# [PROBLEM]
Set the listing down unchanged, minus every embedded image.

[start]

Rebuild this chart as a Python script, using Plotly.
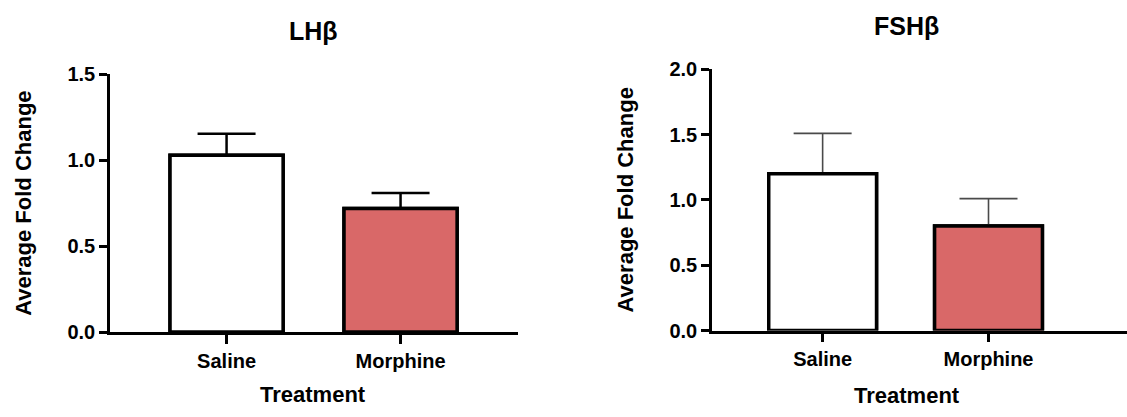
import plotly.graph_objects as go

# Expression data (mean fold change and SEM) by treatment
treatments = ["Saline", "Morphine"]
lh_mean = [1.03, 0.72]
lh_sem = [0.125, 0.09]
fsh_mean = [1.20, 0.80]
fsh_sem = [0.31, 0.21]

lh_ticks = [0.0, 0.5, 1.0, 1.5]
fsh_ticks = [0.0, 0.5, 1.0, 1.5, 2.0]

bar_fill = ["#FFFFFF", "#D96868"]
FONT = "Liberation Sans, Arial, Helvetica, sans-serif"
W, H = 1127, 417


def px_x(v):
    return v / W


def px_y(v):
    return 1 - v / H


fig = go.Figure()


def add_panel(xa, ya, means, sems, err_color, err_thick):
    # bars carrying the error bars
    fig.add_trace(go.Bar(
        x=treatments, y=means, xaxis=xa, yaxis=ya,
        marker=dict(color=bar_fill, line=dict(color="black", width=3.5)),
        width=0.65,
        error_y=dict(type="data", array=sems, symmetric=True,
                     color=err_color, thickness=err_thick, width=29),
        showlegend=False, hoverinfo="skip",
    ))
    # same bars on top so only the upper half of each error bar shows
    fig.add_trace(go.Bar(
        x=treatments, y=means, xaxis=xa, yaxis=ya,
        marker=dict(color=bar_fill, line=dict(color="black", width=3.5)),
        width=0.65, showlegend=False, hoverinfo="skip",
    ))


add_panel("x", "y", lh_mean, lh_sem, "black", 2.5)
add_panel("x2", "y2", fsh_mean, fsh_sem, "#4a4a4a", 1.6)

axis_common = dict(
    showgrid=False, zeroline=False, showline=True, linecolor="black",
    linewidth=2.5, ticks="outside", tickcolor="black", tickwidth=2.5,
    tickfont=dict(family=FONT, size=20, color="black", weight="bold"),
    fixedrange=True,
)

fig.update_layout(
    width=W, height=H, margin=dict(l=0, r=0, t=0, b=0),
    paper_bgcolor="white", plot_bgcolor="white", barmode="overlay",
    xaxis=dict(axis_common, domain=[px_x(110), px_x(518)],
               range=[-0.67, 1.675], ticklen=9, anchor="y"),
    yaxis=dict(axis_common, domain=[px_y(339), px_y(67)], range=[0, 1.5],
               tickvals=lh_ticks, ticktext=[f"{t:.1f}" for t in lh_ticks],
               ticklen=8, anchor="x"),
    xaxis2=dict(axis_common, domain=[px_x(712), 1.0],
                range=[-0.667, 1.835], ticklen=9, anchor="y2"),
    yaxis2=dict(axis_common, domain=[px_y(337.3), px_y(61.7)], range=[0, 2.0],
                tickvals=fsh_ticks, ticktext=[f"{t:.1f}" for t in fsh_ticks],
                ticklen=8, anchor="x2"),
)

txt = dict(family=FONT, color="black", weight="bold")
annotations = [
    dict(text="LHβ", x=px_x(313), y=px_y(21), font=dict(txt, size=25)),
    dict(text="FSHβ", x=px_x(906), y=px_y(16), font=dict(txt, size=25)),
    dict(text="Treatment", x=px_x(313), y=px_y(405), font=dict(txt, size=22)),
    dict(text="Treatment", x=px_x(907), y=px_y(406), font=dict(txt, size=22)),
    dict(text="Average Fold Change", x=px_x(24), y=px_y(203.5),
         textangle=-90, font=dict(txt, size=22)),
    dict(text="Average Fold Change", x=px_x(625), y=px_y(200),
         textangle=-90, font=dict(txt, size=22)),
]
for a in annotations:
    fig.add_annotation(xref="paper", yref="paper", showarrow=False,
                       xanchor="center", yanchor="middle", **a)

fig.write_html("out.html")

[end]

# [TASK OUTPUT]
Rebuild this chart as a Python script, using Plotly.
import plotly.graph_objects as go

# Expression data (mean fold change and SEM) by treatment
treatments = ["Saline", "Morphine"]
lh_mean = [1.03, 0.72]
lh_sem = [0.125, 0.09]
fsh_mean = [1.20, 0.80]
fsh_sem = [0.31, 0.21]

lh_ticks = [0.0, 0.5, 1.0, 1.5]
fsh_ticks = [0.0, 0.5, 1.0, 1.5, 2.0]

bar_fill = ["#FFFFFF", "#D96868"]
FONT = "Liberation Sans, Arial, Helvetica, sans-serif"
W, H = 1127, 417


def px_x(v):
    return v / W


def px_y(v):
    return 1 - v / H


fig = go.Figure()


def add_panel(xa, ya, means, sems, err_color, err_thick):
    # bars carrying the error bars
    fig.add_trace(go.Bar(
        x=treatments, y=means, xaxis=xa, yaxis=ya,
        marker=dict(color=bar_fill, line=dict(color="black", width=3.5)),
        width=0.65,
        error_y=dict(type="data", array=sems, symmetric=True,
                     color=err_color, thickness=err_thick, width=29),
        showlegend=False, hoverinfo="skip",
    ))
    # same bars on top so only the upper half of each error bar shows
    fig.add_trace(go.Bar(
        x=treatments, y=means, xaxis=xa, yaxis=ya,
        marker=dict(color=bar_fill, line=dict(color="black", width=3.5)),
        width=0.65, showlegend=False, hoverinfo="skip",
    ))


add_panel("x", "y", lh_mean, lh_sem, "black", 2.5)
add_panel("x2", "y2", fsh_mean, fsh_sem, "#4a4a4a", 1.6)

axis_common = dict(
    showgrid=False, zeroline=False, showline=True, linecolor="black",
    linewidth=2.5, ticks="outside", tickcolor="black", tickwidth=2.5,
    tickfont=dict(family=FONT, size=20, color="black", weight="bold"),
    fixedrange=True,
)

fig.update_layout(
    width=W, height=H, margin=dict(l=0, r=0, t=0, b=0),
    paper_bgcolor="white", plot_bgcolor="white", barmode="overlay",
    xaxis=dict(axis_common, domain=[px_x(110), px_x(518)],
               range=[-0.67, 1.675], ticklen=9, anchor="y"),
    yaxis=dict(axis_common, domain=[px_y(339), px_y(67)], range=[0, 1.5],
               tickvals=lh_ticks, ticktext=[f"{t:.1f}" for t in lh_ticks],
               ticklen=8, anchor="x"),
    xaxis2=dict(axis_common, domain=[px_x(712), 1.0],
                range=[-0.667, 1.835], ticklen=9, anchor="y2"),
    yaxis2=dict(axis_common, domain=[px_y(337.3), px_y(61.7)], range=[0, 2.0],
                tickvals=fsh_ticks, ticktext=[f"{t:.1f}" for t in fsh_ticks],
                ticklen=8, anchor="x2"),
)

txt = dict(family=FONT, color="black", weight="bold")
annotations = [
    dict(text="LHβ", x=px_x(313), y=px_y(21), font=dict(txt, size=25)),
    dict(text="FSHβ", x=px_x(906), y=px_y(16), font=dict(txt, size=25)),
    dict(text="Treatment", x=px_x(313), y=px_y(405), font=dict(txt, size=22)),
    dict(text="Treatment", x=px_x(907), y=px_y(406), font=dict(txt, size=22)),
    dict(text="Average Fold Change", x=px_x(24), y=px_y(203.5),
         textangle=-90, font=dict(txt, size=22)),
    dict(text="Average Fold Change", x=px_x(625), y=px_y(200),
         textangle=-90, font=dict(txt, size=22)),
]
for a in annotations:
    fig.add_annotation(xref="paper", yref="paper", showarrow=False,
                       xanchor="center", yanchor="middle", **a)

fig.write_html("out.html")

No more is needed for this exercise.